Several universities receiving federal funding, including Yale, are planning for the possibility that they may be compelled to facilitate military recruiting at their law schools, after a tough questioning at a Supreme Court hearing last month left observers doubting that the schools will be able to deny help on the basis of their anti-discrimination policies.

The court is not expected to make a decision for months, but several justices appeared to take a tough stance against law school representatives during oral arguments, legal experts said. If the court rejects the schools’ case, the government may force Yale and other universities to facilitate recruitment efforts by threatening to withhold federal funding, which in Yale’s case tops $350 million. The schools’ contingency plans, if their case is rejected, include a series of protests against the military’s “don’t ask, don’t tell” policy in an effort to test the government’s commitment to their freedom of speech, a representative for the group of law schools said.

The case, brought before the Supreme Court by a coalition of law schools known as the Forum for Academic and Institutional Rights, is expected to heavily influence a separate but similar lawsuit brought by a group of Yale professors. The professors claim that the military’s practices regarding homosexuals violate the school’s anti-discrimination policy.

Yale’s case could be in jeopardy if the hearing last month is indicative of the Supreme Court’s attitude, said Rudy Kleysteuber ’07, who co-chairs the Students/Faculty Alliance for Military Equality at Yale.

“Unfortunately, the justices seemed not to be leaning against FAIR’s arguments,” he said. “I wouldn’t say that we’re pessimistic, but the oral arguments gave us no cause for celebration.

But even if the court sides against FAIR, Kleysteuber said, Yale’s case might still be kept alive, depending on the finer points of the justices’ decision.

While the case could swing either way, the government appears to have strong support among the more conservative justices, said Mark Moller, a Supreme Court expert at the Cato Institute.
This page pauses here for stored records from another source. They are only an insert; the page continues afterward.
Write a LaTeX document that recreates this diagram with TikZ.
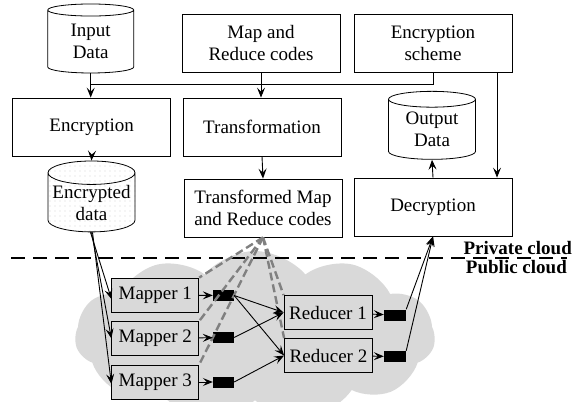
\documentclass[tikz,border=0pt]{standalone}
\usepackage{fontspec}
\setmainfont{Liberation Serif}
\usetikzlibrary{shapes.geometric,shapes.symbols,arrows.meta,patterns.meta,backgrounds}
\begin{document}
\begin{tikzpicture}[x=1pt,y=-1pt,
    every node/.style={font=\fontsize{19}{22}\selectfont, inner sep=0pt, align=center},
    box/.style={draw, line width=0.8pt, minimum width=158pt, minimum height=58pt},
    store/.style={draw, line width=0.8pt, cylinder, shape border rotate=90, aspect=0.3},
    task/.style={draw, line width=0.8pt, fill=gray!30, minimum height=34pt},
    buffer/.style={fill=black, minimum width=21pt, minimum height=11pt},
    arr/.style={line width=0.9pt, -{Stealth[length=10pt,width=8pt,inset=4pt]}},
    code/.style={gray, line width=2.4pt, dash pattern=on 8pt off 4pt}]
  \useasboundingbox (0,0) rectangle (577,401);
  \begin{scope}[on background layer]
    \node[cloud, cloud puffs=11, cloud puff arc=100, cloud ignores aspect, fill=gray!30,
      minimum width=360pt, minimum height=170pt] (cloud) at (255,336) {};
  \end{scope}
  \draw
    (90.7,41.7) node[store, minimum width=86pt, minimum height=69pt] (indata) {Input\\Data}
    (261,43) node[box] (mapcodes) {Map and\\Reduce codes}
    (433,43) node[box] (scheme) {Encryption\\scheme}
    (91.7,127) node[box] (encrypt) {Encryption}
    (262,127) node[box] (transform) {Transformation}
    (432,129.5) node[store, minimum width=87pt, minimum height=68pt] (outdata) {Output\\Data}
    (91.5,202.5) node[store, minimum width=87pt, minimum height=62pt,
      pattern={Dots[distance=5pt,radius=0.45pt]}, pattern color=gray] (encdata) {Encrypted\\data}
    (263,208) node[box] (transformed) {Transformed Map\\and Reduce codes}
    (433,207) node[box] (decrypt) {Decryption}
    (155.3,295) node[task, minimum width=87pt] (mapper1) {Mapper 1}
    (155.3,338.5) node[task, minimum width=87pt] (mapper2) {Mapper 2}
    (155.3,382) node[task, minimum width=87pt] (mapper3) {Mapper 3}
    (223.5,295.5) node[buffer] (mout1) {}
    (223.5,337.5) node[buffer] (mout2) {}
    (223.5,382) node[buffer] (mout3) {}
    (328,312.5) node[task, minimum width=88pt] (reducer1) {Reducer 1}
    (328.5,355.5) node[task, minimum width=88pt] (reducer2) {Reducer 2}
    (395,315) node[buffer, minimum width=22pt] (rout1) {}
    (395,356.5) node[buffer, minimum width=22pt] (rout2) {};
  \coordinate (busL) at (90.7,84);
  \coordinate (divL) at (11,258);
  \coordinate (divR) at (567,258);
  \node[anchor=base east, font=\fontsize{19}{22}\selectfont\bfseries] (private) at (572,254) {Private cloud};
  \node[anchor=base east, font=\fontsize{19}{22}\selectfont\bfseries] (public) at (567,273) {Public cloud};
  \draw[line width=2.2pt, dash pattern=on 14pt off 8pt] (divL) -- (divR);
  \begin{scope}[code]
    \draw (transformed.south) to (mapper1.north east);
    \draw (transformed.south) to (mapper2.north east);
    \draw (transformed.south) to (mapper3.north east);
    \draw (transformed.south) to (reducer1.north west);
    \draw (transformed.south) to (reducer2.north west);
  \end{scope}
  \begin{scope}[arr]
    \draw[-] (scheme.south) |- (busL);
    \draw (indata.south) to (indata.south |- encrypt.north);
    \draw (mapcodes.south) to (mapcodes.south |- transform.north);
    \draw ([xshift=64pt]scheme.south) to ([xshift=64pt]decrypt.north);
    \draw (decrypt.north) to (outdata.south);
    \draw (encrypt.south) to (encdata.top);
    \draw (transform.south) to (transformed.north);
    \draw ([xshift=-1pt]encdata.south) to ([yshift=-4pt]mapper1.west);
    \draw (encdata.south) to (mapper2.west);
    \draw ([xshift=1pt]encdata.south) to ([yshift=-2pt]mapper3.west);
    \draw (mapper1) to (mout1);
    \draw (mapper2) to (mout2);
    \draw (mapper3) to (mout3);
    \draw (mout1.east) to (reducer1.west);
    \draw (mout1.east) to (reducer2.west);
    \draw (mout2.east) to (reducer1.west);
    \draw (mout3.east) to (reducer2.west);
    \draw (reducer1) to (rout1);
    \draw (reducer2) to (rout2);
    \draw (rout1.north east) to (decrypt.south);
    \draw (rout2.north east) to (decrypt.south);
  \end{scope}
\end{tikzpicture}
\end{document}
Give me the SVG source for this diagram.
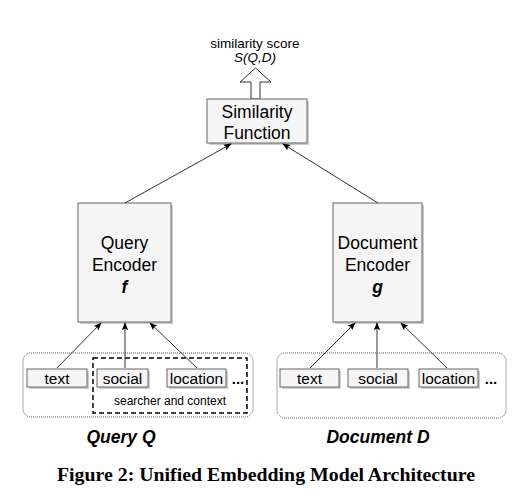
<svg xmlns="http://www.w3.org/2000/svg" width="517" height="503" viewBox="0 0 517 503">
<style>
.box{fill:#f5f5f5;stroke:#666;stroke-width:1}
.shadow{fill:#999;opacity:0.5}
.lbl{font-family:"Liberation Sans",Arial,sans-serif;fill:#000;text-anchor:middle}
.grp{fill:none;stroke:#555;stroke-width:1;stroke-dasharray:1 1}
.conn{stroke:#333;stroke-width:1;fill:none;marker-end:url(#ah)}
</style>
<defs>
<marker id="ah" viewBox="0 0 10 10" refX="9" refY="5" markerWidth="8" markerHeight="8" orient="auto" markerUnits="userSpaceOnUse">
<path d="M0,1 L10,5 L0,9 L2,5 Z" fill="#000"/>
</marker>
</defs>
<rect width="517" height="503" fill="#fff"/>

<g id="output">
<text class="lbl" x="255" y="48" font-size="13.5">similarity score</text>
<text class="lbl" x="255" y="62" font-size="13.5" font-style="italic">S(Q,D)</text>
<path d="M251,99 L251,82 L240,82 L255.5,68 L271,82 L260,82 L260,99 Z" fill="#fff" stroke="#333" stroke-width="1"/>
</g>

<g id="similarity">
<rect class="shadow" x="209" y="101" width="100" height="44"/>
<rect class="box" x="207" y="99" width="100" height="44"/>
<text class="lbl" x="257" y="118" font-size="17.5">Similarity</text>
<text class="lbl" x="257" y="139" font-size="17.5">Function</text>
</g>

<g id="query-encoder">
<rect class="shadow" x="80" y="205" width="93" height="119"/>
<rect class="box" x="78" y="203" width="93" height="119"/>
<text class="lbl" x="124.5" y="249" font-size="17.5">Query</text>
<text class="lbl" x="124.5" y="271" font-size="17.5">Encoder</text>
<text class="lbl" x="124.5" y="293" font-size="17.5" font-weight="bold" font-style="italic">f</text>
</g>

<g id="document-encoder">
<rect class="shadow" x="335" y="205" width="89" height="119"/>
<rect class="box" x="333" y="203" width="89" height="119"/>
<text class="lbl" x="377.5" y="249" font-size="17.5">Document</text>
<text class="lbl" x="377.5" y="271" font-size="17.5">Encoder</text>
<text class="lbl" x="377.5" y="293" font-size="17.5" font-weight="bold" font-style="italic">g</text>
</g>

<g id="query-group">
<rect class="grp" x="23" y="353" width="230" height="64" rx="8"/>
<rect x="93" y="358" width="154" height="55" fill="none" stroke="#000" stroke-width="1.5" stroke-dasharray="5 3"/>
<text class="lbl" x="170" y="405" font-size="12">searcher and context</text>
<text class="lbl" x="121" y="443" font-size="17.5" font-weight="bold" font-style="italic">Query Q</text>
</g>
<g id="q-text">
<rect class="shadow" x="29" y="371" width="60" height="18"/>
<rect class="box" x="27" y="369" width="60" height="18"/>
<text class="lbl" x="57" y="384" font-size="15.5">text</text>
</g>
<g id="q-social">
<rect class="shadow" x="99" y="371" width="51" height="18"/>
<rect class="box" x="97" y="369" width="51" height="18"/>
<text class="lbl" x="122.5" y="384" font-size="15.5">social</text>
</g>
<g id="q-location">
<rect class="shadow" x="169" y="371" width="59" height="18"/>
<rect class="box" x="167" y="369" width="59" height="18"/>
<text class="lbl" x="196.5" y="384" font-size="15.5">location</text>
</g>
<text class="lbl" x="238" y="384" font-size="15" font-weight="bold">...</text>

<g id="document-group">
<rect class="grp" x="277" y="353" width="229" height="65" rx="8"/>
<text class="lbl" x="378" y="443" font-size="17.5" font-weight="bold" font-style="italic">Document D</text>
</g>
<g id="d-text">
<rect class="shadow" x="282" y="371" width="59" height="18"/>
<rect class="box" x="280" y="369" width="59" height="18"/>
<text class="lbl" x="309.5" y="384" font-size="15.5">text</text>
</g>
<g id="d-social">
<rect class="shadow" x="350" y="371" width="60" height="18"/>
<rect class="box" x="348" y="369" width="60" height="18"/>
<text class="lbl" x="378" y="384" font-size="15.5">social</text>
</g>
<g id="d-location">
<rect class="shadow" x="421" y="371" width="59" height="18"/>
<rect class="box" x="419" y="369" width="59" height="18"/>
<text class="lbl" x="448.5" y="384" font-size="15.5">location</text>
</g>
<text class="lbl" x="491" y="384" font-size="15" font-weight="bold">...</text>

<g id="connectors">
<line class="conn" x1="125" y1="203" x2="231" y2="144"/>
<line class="conn" x1="378" y1="203" x2="283" y2="144"/>
<line class="conn" x1="57" y1="368" x2="101" y2="323"/>
<line class="conn" x1="125" y1="368" x2="125" y2="323"/>
<line class="conn" x1="197" y1="368" x2="150" y2="323"/>
<line class="conn" x1="310" y1="368" x2="355" y2="323"/>
<line class="conn" x1="377" y1="368" x2="377" y2="323"/>
<line class="conn" x1="447" y1="368" x2="401" y2="323"/>
</g>

<text x="266" y="481" font-family="'Liberation Serif','Times New Roman',serif" font-size="19" font-weight="bold" text-anchor="middle" textLength="418" lengthAdjust="spacingAndGlyphs" fill="#000">Figure 2: Unified Embedding Model Architecture</text>
</svg>
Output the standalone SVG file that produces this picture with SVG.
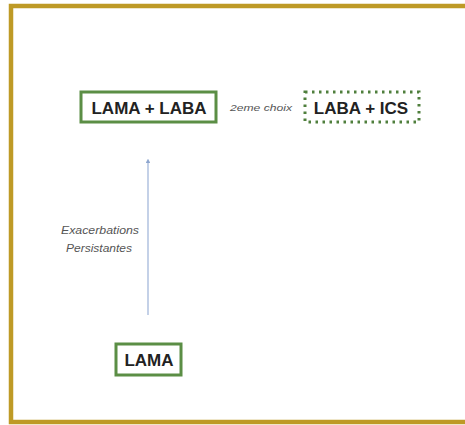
<svg xmlns="http://www.w3.org/2000/svg" width="465" height="425" viewBox="0 0 465 425">
  <style>
    .frame { fill: none; stroke: #BE9A26; stroke-width: 4.5; }
    .box { fill: #ffffff; stroke: #5B8E45; stroke-width: 3; }
    .dotted { fill: #ffffff; stroke: #4F7F3C; stroke-width: 3; stroke-dasharray: 2.5 4.5; }
    .label { font-family: "Liberation Sans", Arial, sans-serif; font-weight: bold; font-size: 17px; fill: #222222; text-anchor: middle; }
    .note { font-family: "Liberation Sans", Arial, sans-serif; font-style: italic; fill: #555555; text-anchor: middle; }
    .link { stroke: #9DB3D8; stroke-width: 1.2; fill: none; }
  </style>
  <defs>
    <marker id="head" viewBox="0 0 6 6" refX="3" refY="3" markerWidth="4" markerHeight="4" orient="auto">
      <path d="M0,0 L6,3 L0,6 z" fill="#8EA6CF"/>
    </marker>
  </defs>

  <rect width="465" height="425" fill="#ffffff"/>
  <!-- outer gold frame, open to the right edge -->
  <rect class="frame" x="11" y="6" width="470" height="416"/>

  <g id="connectors">
    <line class="link" x1="148" y1="315" x2="148" y2="161" marker-end="url(#head)"/>
    <text class="note" x="100" y="234" font-size="11" textLength="78" lengthAdjust="spacingAndGlyphs">Exacerbations</text>
    <text class="note" x="99" y="252" font-size="11" textLength="66" lengthAdjust="spacingAndGlyphs">Persistantes</text>
  </g>

  <g id="lama-laba">
    <rect class="box" x="81" y="92" width="135" height="30"/>
    <text class="label" x="149" y="114">LAMA + LABA</text>
  </g>

  <g id="choice-note">
    <text class="note" x="261" y="111" font-size="9" textLength="62" lengthAdjust="spacingAndGlyphs">2eme choix</text>
  </g>

  <g id="laba-ics">
    <rect class="dotted" x="305" y="92" width="114" height="30"/>
    <text class="label" x="361" y="114">LABA + ICS</text>
  </g>

  <g id="lama">
    <rect class="box" x="116" y="344" width="65" height="31"/>
    <text class="label" x="149" y="366">LAMA</text>
  </g>
</svg>
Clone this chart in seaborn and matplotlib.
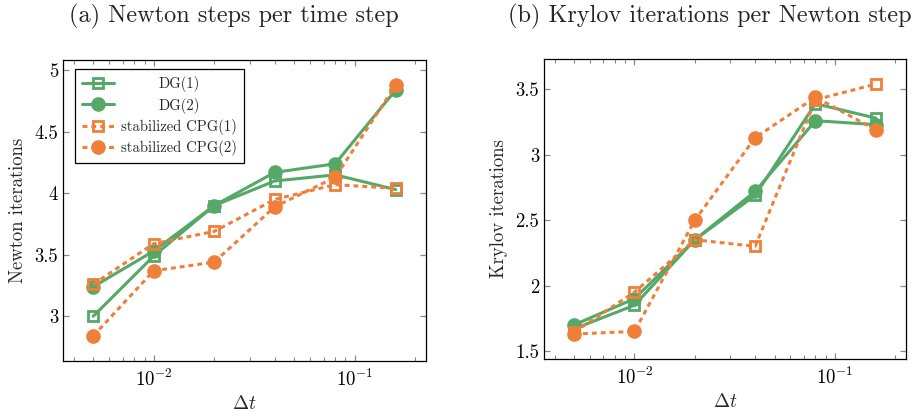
import numpy as np
import pandas as pd
import matplotlib
matplotlib.use("Agg")
import matplotlib.pyplot as plt
import matplotlib.transforms as mtransforms
import seaborn as sns

dt = [0.005, 0.01, 0.02, 0.04, 0.08, 0.16]
series = ["DG(1)", "DG(2)", "stabilized CPG(1)", "stabilized CPG(2)"]

newton_dg1 = [3.00, 3.49, 3.90, 4.10, 4.15, 4.03]
newton_dg2 = [3.24, 3.53, 3.90, 4.17, 4.24, 4.84]
newton_cpg1 = [3.26, 3.59, 3.69, 3.95, 4.07, 4.04]
newton_cpg2 = [2.84, 3.37, 3.44, 3.89, 4.13, 4.88]

krylov_dg1 = [1.67, 1.85, 2.35, 2.69, 3.39, 3.28]
krylov_dg2 = [1.70, 1.90, 2.35, 2.72, 3.26, 3.23]
krylov_cpg1 = [1.645, 1.95, 2.35, 2.30, 3.42, 3.54]
krylov_cpg2 = [1.63, 1.65, 2.50, 3.13, 3.44, 3.19]

titles = ["(a) Newton steps per time step", "(b) Krylov iterations per Newton step"]
ylabels = ["Newton iterations", "Krylov iterations"]
yticks_l = [3, 3.5, 4, 4.5, 5]
yticks_r = [1.5, 2, 2.5, 3, 3.5]

green = "#55A868"
orange = "#F07F3A"

sns.set_theme(style="white")
plt.rcParams["font.family"] = ["cmr10", "DejaVu Serif"]
plt.rcParams["mathtext.fontset"] = "cm"
plt.rcParams["axes.formatter.use_mathtext"] = True
plt.rcParams["axes.unicode_minus"] = False

def make_df(vals):
    rows = []
    for name, v in zip(series, vals):
        for x, y in zip(dt, v):
            rows.append({"dt": x, "value": y, "series": name})
    return pd.DataFrame(rows)

styles = {
    "DG(1)": dict(color=green, marker="s", mfc="none", ls="-"),
    "DG(2)": dict(color=green, marker="o", mfc=green, ls="-"),
    "stabilized CPG(1)": dict(color=orange, marker="s", mfc="none", ls=(0, (1.6, 1.3))),
    "stabilized CPG(2)": dict(color=orange, marker="o", mfc=orange, ls=(0, (1.6, 1.3))),
}

W, H = 918, 416
fig = plt.figure(figsize=(W / 100, H / 100), dpi=100)
ax1 = fig.add_axes([0.0686, 0.1322, 0.3954, 0.7236])
ax2 = fig.add_axes([0.5926, 0.137, 0.3943, 0.721])

data = [
    make_df([newton_dg1, newton_dg2, newton_cpg1, newton_cpg2]),
    make_df([krylov_dg1, krylov_dg2, krylov_cpg1, krylov_cpg2]),
]

lx = np.log10(dt)
xr = lx.max() - lx.min()
xlim = (10 ** (lx.min() - 0.1 * xr), 10 ** (lx.max() + 0.1 * xr))

title_x = [234 / W, 710 / W]

for i, (ax, df) in enumerate(zip([ax1, ax2], data)):
    for name in series:
        st = styles[name]
        sub = df[df["series"] == name]
        ms = 7.5 if st["marker"] == "s" else 8.5
        sns.lineplot(data=sub, x="dt", y="value", ax=ax, color=st["color"],
                     marker=st["marker"], markersize=ms, markerfacecolor=st["mfc"],
                     markeredgecolor=st["color"], markeredgewidth=2.0,
                     linewidth=2.2, linestyle=st["ls"], label=name, legend=False)
    ax.set_xscale("log")
    ax.set_xlim(*xlim)
    vmin, vmax = df["value"].min(), df["value"].max()
    yr = vmax - vmin
    ax.set_ylim(vmin - 0.1 * yr, vmax + 0.1 * yr)
    yt = yticks_l if i == 0 else yticks_r
    ax.set_yticks(yt)
    ax.set_yticklabels([f"{t:g}" for t in yt])
    ax.set_xlabel(r"$\Delta t$", fontsize=14, labelpad=3)
    ax.set_ylabel(ylabels[i], fontsize=13.5, labelpad=5)
    fig.text(title_x[i], 1 - 16 / H, titles[i], fontsize=17.5, ha="center", va="center")
    ax.minorticks_on()
    ax.yaxis.set_minor_locator(matplotlib.ticker.NullLocator())
    ax.tick_params(axis="both", which="both", direction="in",
                   bottom=True, left=True, top=True, right=True,
                   colors="#888888", labelcolor="black", labelsize=13.5)
    ax.tick_params(axis="both", which="major", length=4.5, width=0.9)
    ax.tick_params(axis="x", which="minor", length=3, width=0.8)
    ax.tick_params(axis="x", which="major", pad=6)
    for sp in ax.spines.values():
        sp.set_color("black")
        sp.set_linewidth(0.9)
    ax.grid(False)

leg = ax1.legend(loc="upper left", bbox_to_anchor=(12 / 363, 1 - 9 / 301), fontsize=10.5,
                 frameon=True, fancybox=False, edgecolor="black", framealpha=1,
                 handlelength=2.2, borderpad=0.5, labelspacing=0.36, handletextpad=0.45,
                 borderaxespad=0.0)
leg.get_frame().set_linewidth(0.9)

# center legend labels within their column, as in the reference
fig.canvas.draw()
renderer = fig.canvas.get_renderer()
texts = leg.get_texts()
widths = [t.get_window_extent(renderer).width for t in texts]
wmax = max(widths)
for t, w in zip(texts, widths):
    dx = (wmax - w) / 2.0
    t.set_transform(t.get_transform() + mtransforms.Affine2D().translate(dx, 0))

fig.savefig("out.png", dpi=100)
“You clearly have a core of conservatives who don’t like FAIR’s positions, and you don’t have a core that’s similarly in favor of FAIR,” he said. “Going out of oral argument, I think that’s something FAIR should be nervous about.”

Moller said liberal justices who might otherwise support FAIR seem worried that rejecting the government’s authority to withhold federal funding in this case might also undermine Title IX, which compels schools to provide a non-hostile environment to women through equal opportunity programs. Both laws empower the government to use funding to regulate the exchange of ideas on campus, which seems to make the left-leaning judges wary of undermining the government’s leverage, Moller said.

But FAIR President Kent Greenfield said the tenor of the judges’ questions might not indicate their positions.

“It was pretty clear that they were questioning our side pretty hard, but it’s impossible to tell [the outcome],” he said.

The law schools are exploring their options in case the court decides against them, Greenfield said. If the justices were to decide in the government’s favor based on facts rather than principles alone, then FAIR could still go to court to contest facts that the government raised in its argument. Specifically, the Office of the Solicitor General said last month that it supported the universities’ right to protest the military recruiters as long as the protests did not infringe on the recruiters’ activities.

Greenfield said the government’s statement in court misrepresented its attitude toward protests in the past. If the court rules against FAIR, then law schools may organize large demonstrations to test the administration’s claim.

“The actual history of the case is that protest is one of the things that gets law schools put on the Department of Defense’s list,” Greenfield said. “If we end up losing, as most reporters seem to think we will, then a lot of law schools will take the Solicitor General at his word and start protesting more than they have been.”

But Moller said the law schools’ intended approach could do more harm than good. Law schools currently engage in harmless and symbolic forms of protest, he said, such as placing recruiters in a library instead of a school career center. The schools will begin teaching the wrong lesson if they instead organize large rallies to jeer at recruiting candidates, he said.

“[The Solicitor General’s statement] is a much greater incentive for schools to teach lessons that aren’t as gentle and could be counterproductive,” Moller said.

Based on the justices’ questions at the oral hearing, Greenfield said the court’s decision will likely hinge on whether law schools can freely express their opinions on “don’t ask, don’t tell” while simultaneously aiding military recruiters. The Department of Defense has said the schools can cooperate and still get their message across.

“I think a recruiter should be able to recruit on campus, but the law school should be able to stress their opinion towards it as well, so it should be an open dialogue,” said Capt. Ryan Olivieri, who e-mailed a Marine recruitment letter to Yale students Tuesday.

Though some schools have already had to aid recruiters to avoid losing their government grants, Yale’s federal funding is temporarily protected by a district court injunction.